The ROI extractor in Faster R-CNN is implemented in mmdetection/mmdet/models/roi_extractors/single_level_roi_extractor.py. The original conversion code is in the forward()
function as follows:
@force_fp32(apply_to=('feats', ), out_fp16=True)
def forward(self, feats, rois, roi_scale_factor=None):
......
for i in range(num_levels):
mask = target_lvls == i
if torch.onnx.is_in_onnx_export():
# To keep all roi_align nodes exported to onnx
# and skip nonzero op
mask = mask.float().unsqueeze(-1)
# select target level rois and reset the rest rois to zero.
rois_i = rois.clone().detach()
rois_i *= mask
mask_exp = mask.expand(*expand_dims).reshape(roi_feats.shape)
roi_feats_t = self.roi_layers[i](feats[i], rois_i)
roi_feats_t *= mask_exp
roi_feats += roi_feats_t
continue
......
To avoid unnecessary calculations, we filter out the proposals with zero values and modify the above code as follows:
@force_fp32(apply_to=('feats', ), out_fp16=True)
def forward(self, feats, rois, roi_scale_factor=None):
......
for i in range(num_levels):
mask = target_lvls == i
if torch.onnx.is_in_onnx_export():
# use nozero to filter out unnecessary proposals
inds = mask.nonzero(as_tuple=False).squeeze(1)
rois_ = rois[inds]
roi_feats_t = self.roi_layers[i](feats[i], rois_)

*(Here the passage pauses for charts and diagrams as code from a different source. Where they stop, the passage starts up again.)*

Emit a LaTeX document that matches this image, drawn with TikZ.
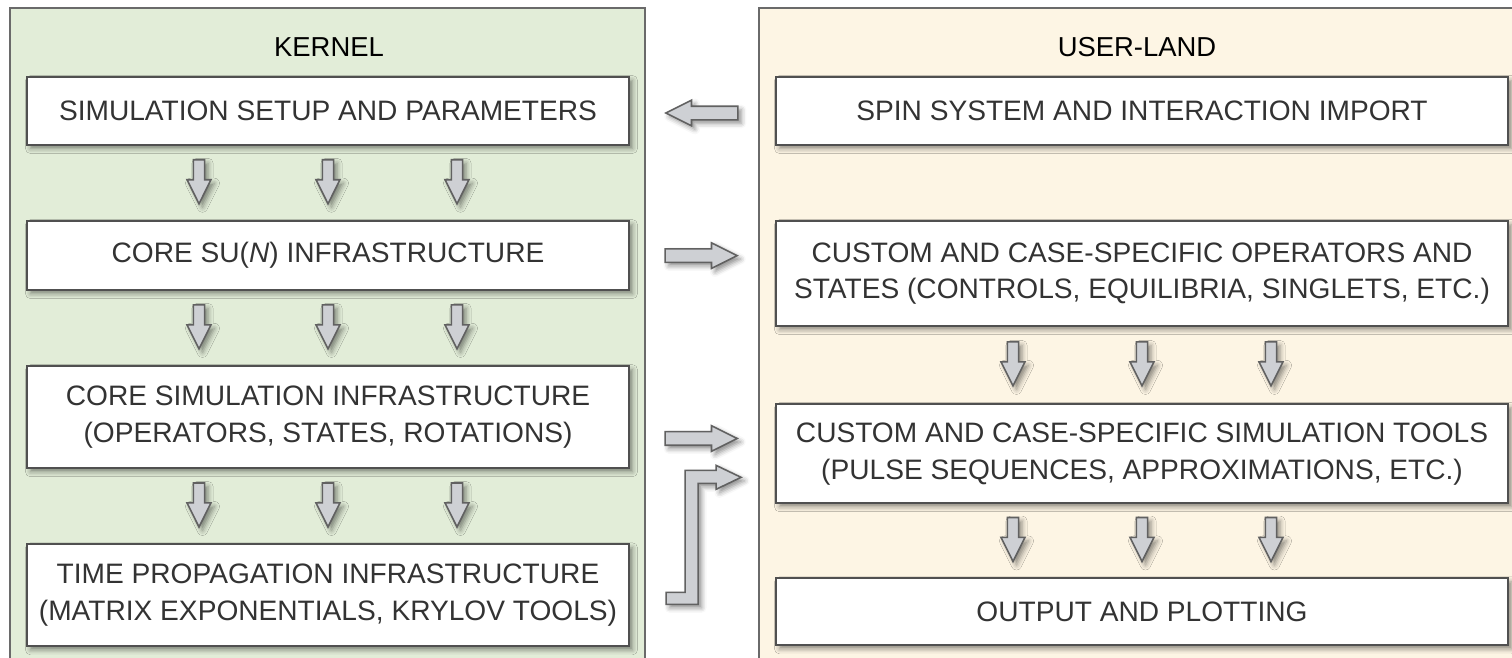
\documentclass[tikz,border=0pt]{standalone}
\usepackage{fontspec}
\setmainfont{Liberation Sans}
\usetikzlibrary{positioning,calc,shapes.arrows,shadows.blur}
\definecolor{KernGreen}{RGB}{226,237,216}
\definecolor{UserCream}{RGB}{253,245,228}
\definecolor{EdgeGray}{RGB}{80,80,80}
\definecolor{ArrGray}{RGB}{206,208,212}
\definecolor{TxtGray}{RGB}{51,51,51}

\begin{document}
\begin{tikzpicture}[
node distance=0.74cm,
panel/.style={draw=EdgeGray!85,line width=0.5pt},
ttl/.style={font=\fontsize{7.8}{10.5}\selectfont,text=black},
shdw/.style={blur shadow={shadow xshift=0.035cm,shadow yshift=-0.035cm,shadow blur radius=0.05cm,shadow opacity=45}},
mybox/.style={draw=EdgeGray,fill=white,line width=0.6pt,font=\fontsize{8}{10.5}\selectfont,text=TxtGray,align=center,inner sep=0pt,shdw},
kbox/.style={mybox,minimum width=6.02cm},
ubox/.style={mybox,minimum width=7.32cm},
barr/.style={draw=EdgeGray!90,fill=ArrGray,line width=0.45pt,shdw},
sarr/.style={barr,shape=single arrow,inner sep=0.06cm,minimum width=0.24cm,single arrow head extend=0.06cm,single arrow tip angle=53},
darr/.style={sarr,inner xsep=0.045cm,inner ysep=0pt,minimum height=0.44cm,shape border rotate=270,anchor=tip},
harr/.style={sarr,minimum height=0.72cm,anchor=tip}]
\useasboundingbox (0,0) rectangle (15.12,-6.58);
\clip (0,0) rectangle (15.12,-6.58);
% panels
\draw[panel,fill=KernGreen] (0.10,-0.08) rectangle (6.45,-6.80);
\draw[panel,fill=UserCream] (7.59,-0.08) rectangle (15.30,-6.80);
\node[ttl] (kt) at (3.29,-0.47) {KERNEL};
\node[ttl] (ut) at (11.37,-0.47) {USER-LAND};
% kernel side
\node[kbox,minimum height=0.68cm] (k1) at (3.28,-1.11) {SIMULATION SETUP AND PARAMETERS};
\node[kbox,minimum height=0.69cm,below=of k1] (k2) {CORE SU(\textit{N}) INFRASTRUCTURE};
\node[kbox,minimum height=1.02cm,below=of k2] (k3) {CORE SIMULATION INFRASTRUCTURE\\(OPERATORS, STATES, ROTATIONS)};
\node[kbox,minimum height=1.02cm,below=of k3] (k4) {TIME PROPAGATION INFRASTRUCTURE\\(MATRIX EXPONENTIALS, KRYLOV TOOLS)};
% user-land side
\node[ubox,minimum height=0.68cm] (u1) at (11.42,-1.11) {SPIN SYSTEM AND INTERACTION IMPORT};
\node[ubox,minimum height=1.05cm,below=of u1] (u2) {CUSTOM AND CASE-SPECIFIC OPERATORS AND\\STATES (CONTROLS, EQUILIBRIA, SINGLETS, ETC.)};
\node[ubox,minimum height=0.99cm,below=0.76cm of u2] (u3) {CUSTOM AND CASE-SPECIFIC SIMULATION TOOLS\\(PULSE SEQUENCES, APPROXIMATIONS, ETC.)};
\node[ubox,minimum height=0.67cm,below=0.73cm of u3] (u4) {OUTPUT AND PLOTTING};
% down arrows
\foreach \a/\b in {k1/k2,k2/k3,k3/k4,u2/u3,u3/u4}
  \foreach \i/\dx in {1/-1.29,2/0,3/1.29}
    \node[darr] (\a\b\i) at ($(\a.south)!0.5!(\b.north)+(\dx,-0.225)$) {};
% arrows between the panels
\coordinate (m3) at ($(k3.east)!0.5!(u3.west)$);
\node[harr,shape border rotate=180] (h1) at ($(k1.east)+(0.34,-0.02)$) {};
\node[harr] (h2) at ($(k2.east-|u2.west)+(-0.36,0)$) {};
\node[harr] (h3) at ($(m3-|u3.west)+(-0.36,-0.03)$) {};
\draw[barr] ($(k4.east)+(0.36,0.03)$) -- ++(0.19,0) -- ++(0,1.22) -- ++(0.31,0) -- ++(0,0.05)
  -- ++(0.25,-0.12) -- ++(-0.25,-0.12) -- ++(0,0.06) -- ++(-0.18,0) -- ++(0,-1.21) -- ++(-0.32,0) -- cycle;
\end{tikzpicture}
\end{document}
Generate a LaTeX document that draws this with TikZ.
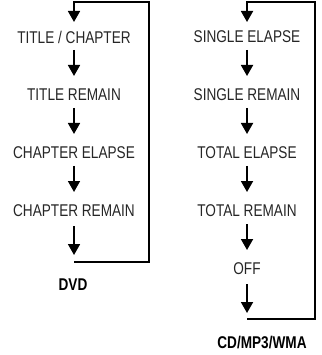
\documentclass[tikz,border=0pt]{standalone}
\usepackage{fontspec}
\setmainfont{Liberation Sans}[FakeStretch=0.8]
\usetikzlibrary{arrows.meta}
\begin{document}
\begin{tikzpicture}[x=1pt,y=-1pt,
  lbl/.style={inner sep=0pt,font=\fontsize{17}{20}\selectfont,text=black!85},
  ttl/.style={inner sep=0pt,font=\fontsize{17}{20}\selectfont\bfseries},
  arr/.style={line width=1.8pt,-{Triangle[width=12pt,length=11pt]}},
  loop/.style={line width=1.6pt,line join=miter}]
\useasboundingbox (0,0) rectangle (321,355);
% left column
\node[lbl] (a1) at (74,37) {TITLE / CHAPTER};
\node[lbl] (a2) at (74,95) {TITLE REMAIN};
\node[lbl] (a3) at (74,153) {CHAPTER ELAPSE};
\node[lbl] (a4) at (74,211) {CHAPTER REMAIN};
\node[ttl] (dvd) at (73,285) {DVD};
\coordinate (aend) at (74,255);
\coordinate (abl) at (74,262);
\coordinate (abr) at (149,262);
\coordinate (atr) at (149,2);
\coordinate (atl) at (73,2);
\draw[arr] ([yshift=-13pt]a1.center) -- ([yshift=19pt]a2.center);
\draw[arr] ([yshift=-13pt]a2.center) -- ([yshift=19pt]a3.center);
\draw[arr] ([yshift=-13pt]a3.center) -- ([yshift=19pt]a4.center);
\draw[arr] ([yshift=-15pt]a4.center) -- (aend);
\draw[loop] (abl) -- (abr) -- (atr) -- (atl);
\draw[arr] (74,2) -- ([yshift=15pt]a1.center);
% right column
\node[lbl] (b1) at (247,37) {SINGLE ELAPSE};
\node[lbl] (b2) at (247,95) {SINGLE REMAIN};
\node[lbl] (b3) at (247,153) {TOTAL ELAPSE};
\node[lbl] (b4) at (247,211) {TOTAL REMAIN};
\node[lbl] (b5) at (247,269) {OFF};
\node[ttl] (cd) at (262,343) {CD/MP3/WMA};
\coordinate (bend) at (247,313);
\coordinate (bbl) at (247,319);
\coordinate (bbr) at (315,319);
\coordinate (btr) at (315,2);
\coordinate (btl) at (246,2);
\draw[arr] ([yshift=-13pt]b1.center) -- ([yshift=19pt]b2.center);
\draw[arr] ([yshift=-13pt]b2.center) -- ([yshift=19pt]b3.center);
\draw[arr] ([yshift=-13pt]b3.center) -- ([yshift=19pt]b4.center);
\draw[arr] ([yshift=-13pt]b4.center) -- ([yshift=19pt]b5.center);
\draw[arr] ([yshift=-15pt]b5.center) -- (bend);
\draw[loop] (bbl) -- (bbr) -- (btr) -- (btl);
\draw[arr] (247,2) -- ([yshift=15pt]b1.center);
\end{tikzpicture}
\end{document}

roi_feats[inds] = roi_feats_t
continue
......
Then run the converting tools and a simplified ONNX model will be generated.
PyTorch provides an API called torch.onnx.export()
to support the model conversion. More information can be get from the offical docs. Here is a simple example code that exports a pre-trained MobileNetV2 in torchvision into ONNX with dynamic shapes.
import torch
import torchvision
dummy_input = torch.randn(1, 3, 224, 224, device='cuda')
model = torchvision.models.mobilenet_v2(pretrained=True).cuda()
# Providing input and output names sets the display names for values
# within the model's graph. Setting these does not change the semantics
# of the graph; it is only for readability.
input_names = [ "input" ]
output_names = [ "probs" ]
# Providing dynamic axes to export models with dynamic shapes. The dictionary
# specifies a mapping FROM the index of dynamic axis in corresponding
# input/output TO the name that is desired to be applied on such axis
# of such input/output during export.
dynamic_axes = {
'input': {
0:'batch',
2:'width',
3:'heitht'
},
'probs': {
0: 'batch',
},
}
torch.onnx.export(model,
dummy_input,
"mobilenet_v2.onnx",
input_names=input_names,
output_names=output_names,
do_constant_folding=True,
opset_version=11,
dynamic_axes=dynamic_axes)
PyTorch provides two ways to export a model to the ONNX format, tracing and scripting. The example shown above is trace-based, running an inference and then save the results. The script-based exporter is more friendly to dynamic characteristics. This documentation gives more details and some useful examples. You can also follow the tutorial: Exporting a Model from PyTorch to ONNX and Running it using ONNX Runtime
PyTorch converter can only provide some simple optimizations, like constant folding. To get a more simplified ONNX model with higher performance, we recommend further simplify the model. ONNX Simplifier is an official recommended tool to simplify the ONNX model. It infers the whole computation graph and then replaces the redundant operators with their constant outputs. The usage guide of ONNX Simplifier can be found in here.